PROBLEM TO WORK ON —
Reproduce exactly the lines starting at the line that contains "Convert this chart" and ending at the line that contains "import * as". Omit pictures.

SUPPLIED RECORDS —
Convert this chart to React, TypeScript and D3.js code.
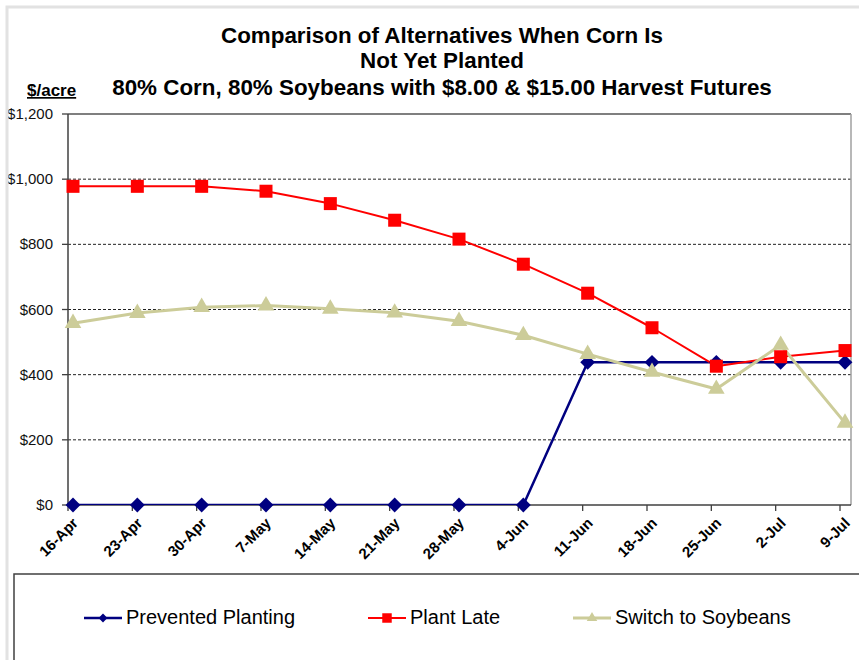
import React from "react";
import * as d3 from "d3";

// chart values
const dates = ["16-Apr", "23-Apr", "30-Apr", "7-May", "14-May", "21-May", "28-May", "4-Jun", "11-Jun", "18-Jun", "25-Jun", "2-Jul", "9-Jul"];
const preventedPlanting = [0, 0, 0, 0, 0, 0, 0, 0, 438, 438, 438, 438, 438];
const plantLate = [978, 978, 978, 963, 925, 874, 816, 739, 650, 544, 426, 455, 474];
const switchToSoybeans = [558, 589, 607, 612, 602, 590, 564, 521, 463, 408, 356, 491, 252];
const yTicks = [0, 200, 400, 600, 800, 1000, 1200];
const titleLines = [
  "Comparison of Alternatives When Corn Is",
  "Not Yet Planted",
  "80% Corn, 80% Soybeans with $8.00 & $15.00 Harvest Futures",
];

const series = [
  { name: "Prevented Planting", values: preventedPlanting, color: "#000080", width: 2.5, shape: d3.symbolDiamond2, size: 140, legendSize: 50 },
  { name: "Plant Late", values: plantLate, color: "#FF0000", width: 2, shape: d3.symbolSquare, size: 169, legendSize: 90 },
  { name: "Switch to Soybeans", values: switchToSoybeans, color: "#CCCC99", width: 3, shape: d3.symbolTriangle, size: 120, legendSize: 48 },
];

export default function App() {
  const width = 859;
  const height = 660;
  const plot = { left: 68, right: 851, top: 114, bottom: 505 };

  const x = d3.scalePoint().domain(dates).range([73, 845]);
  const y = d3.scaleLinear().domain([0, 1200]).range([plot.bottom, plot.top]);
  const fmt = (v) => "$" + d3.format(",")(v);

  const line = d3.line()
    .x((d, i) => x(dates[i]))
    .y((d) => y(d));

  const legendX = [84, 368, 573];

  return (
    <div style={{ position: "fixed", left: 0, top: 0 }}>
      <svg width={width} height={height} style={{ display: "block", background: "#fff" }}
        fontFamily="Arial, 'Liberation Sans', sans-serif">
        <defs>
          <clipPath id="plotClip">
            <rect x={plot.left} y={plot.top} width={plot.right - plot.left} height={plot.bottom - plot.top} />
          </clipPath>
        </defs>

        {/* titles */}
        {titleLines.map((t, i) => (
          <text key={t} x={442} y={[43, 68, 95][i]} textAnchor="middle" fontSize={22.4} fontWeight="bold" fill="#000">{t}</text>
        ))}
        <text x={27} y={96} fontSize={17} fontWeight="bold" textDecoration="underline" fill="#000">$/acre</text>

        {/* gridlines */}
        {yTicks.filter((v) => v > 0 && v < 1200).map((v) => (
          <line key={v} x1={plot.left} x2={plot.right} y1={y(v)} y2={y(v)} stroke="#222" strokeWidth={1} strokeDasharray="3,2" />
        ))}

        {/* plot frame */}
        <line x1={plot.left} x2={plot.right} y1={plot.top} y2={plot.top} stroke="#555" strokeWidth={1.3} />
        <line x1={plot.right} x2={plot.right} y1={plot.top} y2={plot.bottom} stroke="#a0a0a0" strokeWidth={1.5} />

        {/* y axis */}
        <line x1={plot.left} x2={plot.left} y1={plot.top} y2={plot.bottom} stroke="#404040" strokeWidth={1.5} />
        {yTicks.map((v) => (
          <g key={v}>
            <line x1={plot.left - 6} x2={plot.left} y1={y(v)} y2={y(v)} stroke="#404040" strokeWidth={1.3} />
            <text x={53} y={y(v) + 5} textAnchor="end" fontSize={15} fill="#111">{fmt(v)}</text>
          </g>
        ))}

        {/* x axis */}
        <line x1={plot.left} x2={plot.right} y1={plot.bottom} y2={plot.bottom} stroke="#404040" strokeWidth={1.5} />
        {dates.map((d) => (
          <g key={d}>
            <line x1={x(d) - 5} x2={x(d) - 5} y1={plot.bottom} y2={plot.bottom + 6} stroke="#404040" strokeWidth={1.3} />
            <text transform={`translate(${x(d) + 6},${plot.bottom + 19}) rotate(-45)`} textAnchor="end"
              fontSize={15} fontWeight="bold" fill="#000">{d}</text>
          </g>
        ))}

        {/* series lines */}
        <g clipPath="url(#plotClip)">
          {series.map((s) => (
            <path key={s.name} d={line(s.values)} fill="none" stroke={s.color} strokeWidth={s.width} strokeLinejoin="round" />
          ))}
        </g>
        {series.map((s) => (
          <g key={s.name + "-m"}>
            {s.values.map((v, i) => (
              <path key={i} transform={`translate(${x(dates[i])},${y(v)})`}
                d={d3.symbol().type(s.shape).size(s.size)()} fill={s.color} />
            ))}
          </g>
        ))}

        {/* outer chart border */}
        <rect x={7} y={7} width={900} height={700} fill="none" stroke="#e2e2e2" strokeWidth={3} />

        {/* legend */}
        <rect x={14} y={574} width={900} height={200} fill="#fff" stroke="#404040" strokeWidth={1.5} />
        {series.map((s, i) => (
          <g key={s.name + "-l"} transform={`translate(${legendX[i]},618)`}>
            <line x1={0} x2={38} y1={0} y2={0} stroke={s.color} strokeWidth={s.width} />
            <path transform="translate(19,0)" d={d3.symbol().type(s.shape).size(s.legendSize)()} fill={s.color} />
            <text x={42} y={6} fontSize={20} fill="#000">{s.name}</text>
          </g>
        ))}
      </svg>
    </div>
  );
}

--

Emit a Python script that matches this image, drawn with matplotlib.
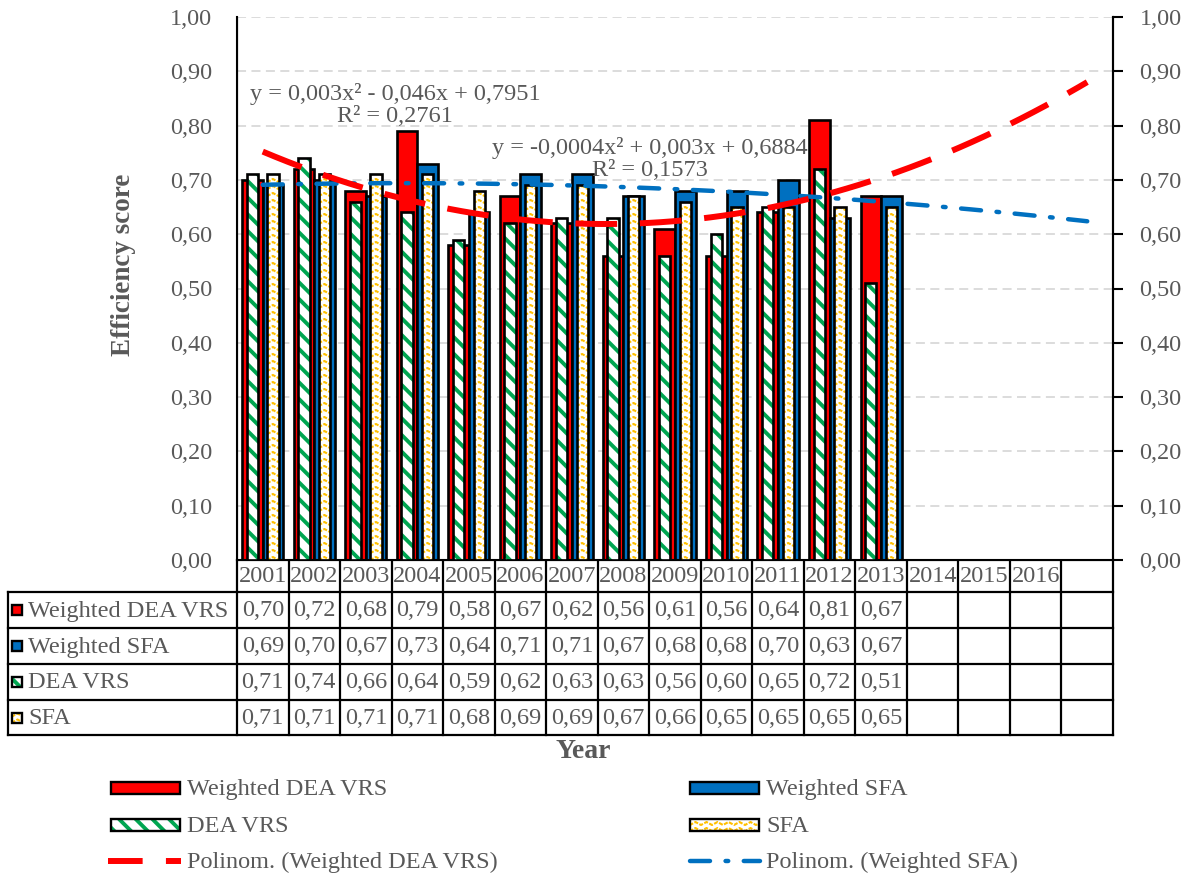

SOLVED PROBLEM —
Convert this chart to React, TypeScript and D3.js code.
import React from "react";
import * as d3 from "d3";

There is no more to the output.